AWS Global Accelerator is a service that improves the availability and performance of your applications with local or global users. It provides static IP addresses that act as a fixed entry point to your application endpoints in a single or multiple AWS Regions, such as your Application Load Balancers, Network Load Balancers or Amazon EC2 instances.
What Is AWS Global Accelerator?

Configure and use Amazon CloudFront or a trusted content delivery network: A content delivery network (CDN) can provide faster end-user response times and can serve requests for content that may cause unnecessary scaling of your workloads.
What is Amazon CloudFront?

Configure Amazon CloudFront distributions for your workloads, or use a third-party CDN.
- You can limit access to your workloads so that they are only accessible from CloudFront by using the IP ranges for CloudFront in your endpoint security groups or access policies.

Obtain resources upon detection of impairment to a workload

Obtain resources upon detection of impairment to a workload: Scale resources reactively when necessary if availability is impacted, to restore workload availability.

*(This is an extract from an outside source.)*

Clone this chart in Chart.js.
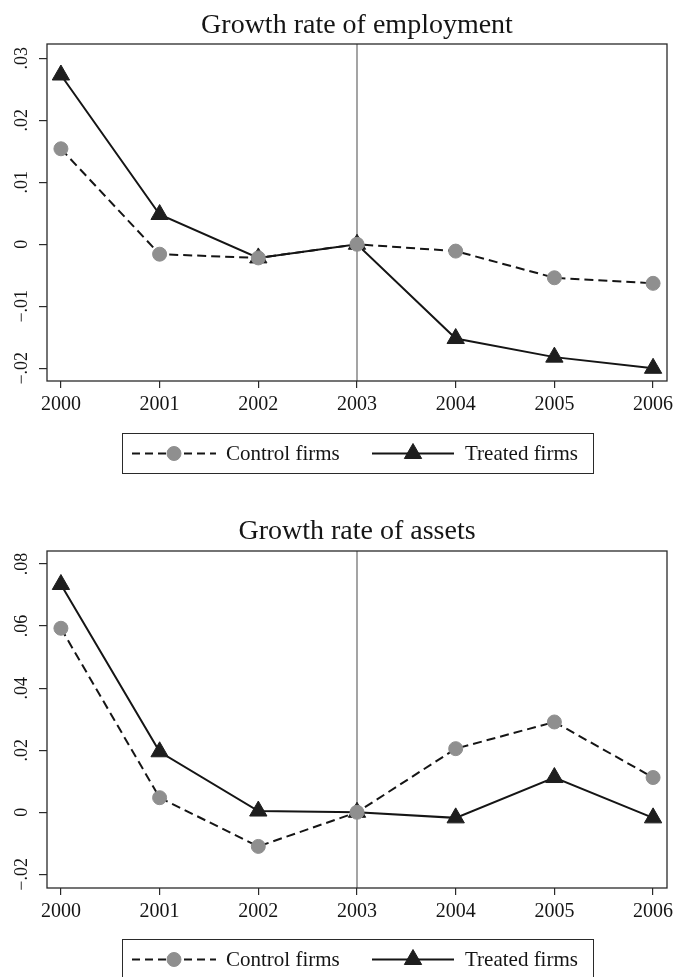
<!DOCTYPE html>
<html>
<head>
<meta charset="utf-8">
<script src="https://cdn.jsdelivr.net/npm/chart.js@4/dist/chart.umd.min.js"></script>
<style>
  html, body { margin: 0; padding: 0; background: #fff; }
  #wrap { position: relative; width: 678px; height: 977px; overflow: hidden; }
  canvas { position: absolute; left: 0; }
</style>
</head>
<body>
<div id="wrap">
  <canvas id="emp" width="678" height="490" style="top:0px"></canvas>
  <canvas id="ast" width="678" height="487" style="top:490px"></canvas>
</div>
<script>
// Years and the reform year marked by the vertical reference line
const years = [2000, 2001, 2002, 2003, 2004, 2005, 2006];
const treatmentYear = 2003;

// Growth rate of employment
const empControl = [0.0154, -0.0016, -0.0022, 0.0, -0.0011, -0.0054, -0.0063];
const empTreated = [0.0273, 0.0048, -0.0022, 0.0, -0.0152, -0.0182, -0.0200];

// Growth rate of assets
const assetControl = [0.0593, 0.0047, -0.0110, 0.0, 0.0205, 0.0291, 0.0112];
const assetTreated = [0.0734, 0.0195, 0.0004, 0.0, -0.0018, 0.0112, -0.0018];

// Vertical axis ticks and their printed labels
const empTicks = [-0.02, -0.01, 0, 0.01, 0.02, 0.03];
const empTickLabels = ['\u2212.02', '\u2212.01', '0', '.01', '.02', '.03'];
const assetTicks = [-0.02, 0, 0.02, 0.04, 0.06, 0.08];
const assetTickLabels = ['\u2212.02', '0', '.02', '.04', '.06', '.08'];

const seriesNames = ['Control firms', 'Treated firms'];

const SERIF = '"Liberation Serif", "Times New Roman", serif';
const INK = '#151515';
const FRAME = '#2a2a2a';

// Title, frame, reference line, rotated y labels and legend
const panelDeco = {
  id: 'panelDeco',
  beforeDatasetsDraw(chart, args, opts) {
    const { ctx, chartArea: a, scales } = chart;
    ctx.save();
    // reference line at the reform year
    const xr = scales.x.getPixelForValue(opts.refYear);
    ctx.strokeStyle = '#8e8e8e';
    ctx.lineWidth = 1.6;
    ctx.beginPath();
    ctx.moveTo(xr, a.top);
    ctx.lineTo(xr, a.bottom);
    ctx.stroke();
    // plot frame
    ctx.strokeStyle = FRAME;
    ctx.lineWidth = 1.3;
    ctx.strokeRect(a.left, a.top, a.right - a.left, a.bottom - a.top);
    ctx.restore();
  },
  afterDraw(chart, args, opts) {
    const { ctx, chartArea: a, scales } = chart;
    ctx.save();
    // title
    ctx.fillStyle = INK;
    ctx.font = '28px ' + SERIF;
    ctx.textAlign = 'center';
    ctx.textBaseline = 'alphabetic';
    ctx.fillText(opts.title, (a.left + a.right) / 2, opts.titleBaseline);
    // rotated y tick labels
    ctx.font = '18px ' + SERIF;
    scales.y.ticks.forEach((t) => {
      const i = opts.tickValues.indexOf(t.value);
      if (i < 0) return;
      const py = scales.y.getPixelForValue(t.value);
      ctx.save();
      ctx.translate(opts.yLabelX, py);
      ctx.rotate(-Math.PI / 2);
      ctx.textAlign = 'center';
      ctx.textBaseline = 'alphabetic';
      ctx.fillText(opts.tickLabels[i], 0, 0);
      ctx.restore();
    });
    // legend
    const top = opts.legendTop;
    ctx.strokeStyle = FRAME;
    ctx.lineWidth = 1;
    ctx.strokeRect(122.5, top + 0.5, 471, 40);
    const cy = top + 20.5;
    const slots = [{ x0: 132, x1: 216, tx: 226 }, { x0: 372, x1: 454, tx: 465 }];
    chart.data.datasets.forEach((ds, i) => {
      const s = slots[i];
      ctx.beginPath();
      ctx.setLineDash(ds.legendDash || []);
      ctx.strokeStyle = ds.borderColor;
      ctx.lineWidth = ds.borderWidth;
      ctx.moveTo(s.x0, cy);
      ctx.lineTo(s.x1, cy);
      ctx.stroke();
      ctx.setLineDash([]);
      ctx.fillStyle = ds.pointBackgroundColor;
      ctx.strokeStyle = ds.pointBorderColor;
      ctx.lineWidth = ds.pointBorderWidth;
      Chart.helpers.drawPoint(ctx, {
        pointStyle: ds.pointStyle, radius: ds.pointRadius,
        borderWidth: ds.pointBorderWidth, rotation: 0
      }, (s.x0 + s.x1) / 2, cy);
      ctx.fillStyle = INK;
      ctx.font = '21px ' + SERIF;
      ctx.textAlign = 'left';
      ctx.textBaseline = 'middle';
      ctx.fillText(ds.label, s.tx, cy + 1);
    });
    ctx.restore();
  }
};

function makePanel(canvasId, title, control, treated, ticks, tickLabels, yMin, yMax, layout) {
  const toPts = (vals) => years.map((y, i) => ({ x: y, y: vals[i] }));
  return new Chart(document.getElementById(canvasId), {
    type: 'line',
    data: {
      datasets: [
        {
          label: seriesNames[0],
          data: toPts(control),
          order: 0,
          borderColor: INK,
          borderWidth: 2,
          borderDash: [9, 5],
          legendDash: [8, 5],
          tension: 0,
          pointStyle: 'circle',
          pointRadius: 7,
          pointBorderWidth: 1,
          pointBackgroundColor: '#8f8f8f',
          pointBorderColor: '#8f8f8f'
        },
        {
          label: seriesNames[1],
          data: toPts(treated),
          order: 1,
          borderColor: INK,
          borderWidth: 2,
          tension: 0,
          pointStyle: 'triangle',
          pointRadius: 10,
          pointBorderWidth: 1,
          pointBackgroundColor: '#1e1e1e',
          pointBorderColor: '#1e1e1e'
        }
      ]
    },
    plugins: [panelDeco],
    options: {
      responsive: false,
      animation: false,
      events: [],
      layout: { padding: { left: 0, right: 9, top: layout.top, bottom: layout.bottom } },
      plugins: {
        legend: { display: false },
        tooltip: { enabled: false },
        title: { display: false },
        panelDeco: {
          title: title,
          titleBaseline: layout.titleBaseline,
          legendTop: layout.legendTop,
          refYear: treatmentYear,
          tickValues: ticks,
          tickLabels: tickLabels,
          yLabelX: 27
        }
      },
      scales: {
        x: {
          type: 'linear',
          min: 1999.859,
          max: 2006.141,
          afterBuildTicks: (axis) => { axis.ticks = years.map((v) => ({ value: v })); },
          afterFit: (axis) => {
            axis.height = 30;
            // end labels may overhang the plot frame
            axis.paddingLeft = 0;
            axis.paddingRight = 0;
          },
          border: { display: false },
          grid: { drawOnChartArea: false, drawTicks: true, tickLength: 7, color: FRAME, lineWidth: 1.2 },
          ticks: {
            color: INK,
            font: { family: SERIF, size: 20 },
            padding: 5,
            maxRotation: 0,
            autoSkip: false,
            callback: (v) => String(v)
          }
        },
        y: {
          type: 'linear',
          min: yMin,
          max: yMax,
          afterBuildTicks: (axis) => { axis.ticks = ticks.map((v) => ({ value: v })); },
          afterFit: (axis) => { axis.width = 47; },
          border: { display: false },
          grid: { drawOnChartArea: false, drawTicks: true, tickLength: 8, color: FRAME, lineWidth: 1.2 },
          ticks: { display: false }
        }
      }
    }
  });
}

makePanel('emp', 'Growth rate of employment', empControl, empTreated,
  empTicks, empTickLabels, -0.02205, 0.0323,
  { top: 44, bottom: 79, titleBaseline: 33, legendTop: 433 });

makePanel('ast', 'Growth rate of assets', assetControl, assetTreated,
  assetTicks, assetTickLabels, -0.0244, 0.0842,
  { top: 61, bottom: 59, titleBaseline: 49, legendTop: 449 });
</script>
</body>
</html>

Use scaling plans which are the core component of AWS Auto Scaling. It's where you configure a set of instructions for scaling your resources. If you work with AWS CloudFormation or add tags to AWS resources, you can set up scaling plans for different sets of resources, per application. AWS Auto Scaling provides recommendations for scaling strategies customized to each resource. After you create your scaling plan, AWS Auto Scaling combines dynamic scaling and predictive scaling methods together to support your scaling strategy.
AWS Auto Scaling: How Scaling Plans Work
Amazon EC2 Auto Scaling helps you ensure that you have the correct number of Amazon EC2 instances available to handle the load for your application. You create collections of EC2 instances, called Auto Scaling groups. You can specify the minimum number of instances in each Auto Scaling group, and Amazon EC2 Auto Scaling ensures that your group never goes below this size. You can specify the maximum number of instances in each Auto Scaling group, and Amazon EC2 Auto Scaling ensures that your group never goes above this size.
What Is Amazon EC2 Auto Scaling?
Amazon DynamoDB auto scaling uses the AWS Application Auto Scaling service to dynamically adjust provisioned throughput capacity on your behalf, in response to actual traffic patterns. This enables a table or a global secondary index to increase its provisioned read and write capacity to handle sudden increases in traffic, without throttling.
Managing Throughput Capacity Automatically with DynamoDB Auto Scaling

Obtain resources upon detection that more resources are needed for a workload

Obtain resources upon detection that more resources are needed for a workload: Scale resources proactively to meet demand and avoid availability impact

Calculate how many compute resources you will need (compute concurrency) to handle a given request rate
Telling Stories About Little's Law
When you have a historical pattern for usage, setup scheduled scaling for Amazon EC2 auto scaling
Scheduled Scaling for Amazon EC2 Auto Scaling
Use AWS predictive scaling
Predictive Scaling for EC2, Powered by Machine Learning

Load test your workload

Perform load testing to identify which aspect of your workload indicates that you must add or remove capacity: Load testing should have representative traffic similar to what you receive in production. Increase the load while watching the metrics you have instrumented, to determine which metric indicates when you must add or remove resources.
Distributed Load Testing on AWS: simulate thousands of connected users

Identify the mix of requests: You may have varied mixes of requests, so you should look at various time frames when identifying the mix of traffic.
Implement a load driver: You can use custom code, open source, or commercial software to implement a load driver.
Load test initially using small capacity: You see some immediate effects by driving load onto a lesser capacity, possibly as small as one instance or container.
Load test against larger capacity: The effects will be different on a distributed load, so you must test against as close to a product environment as possible.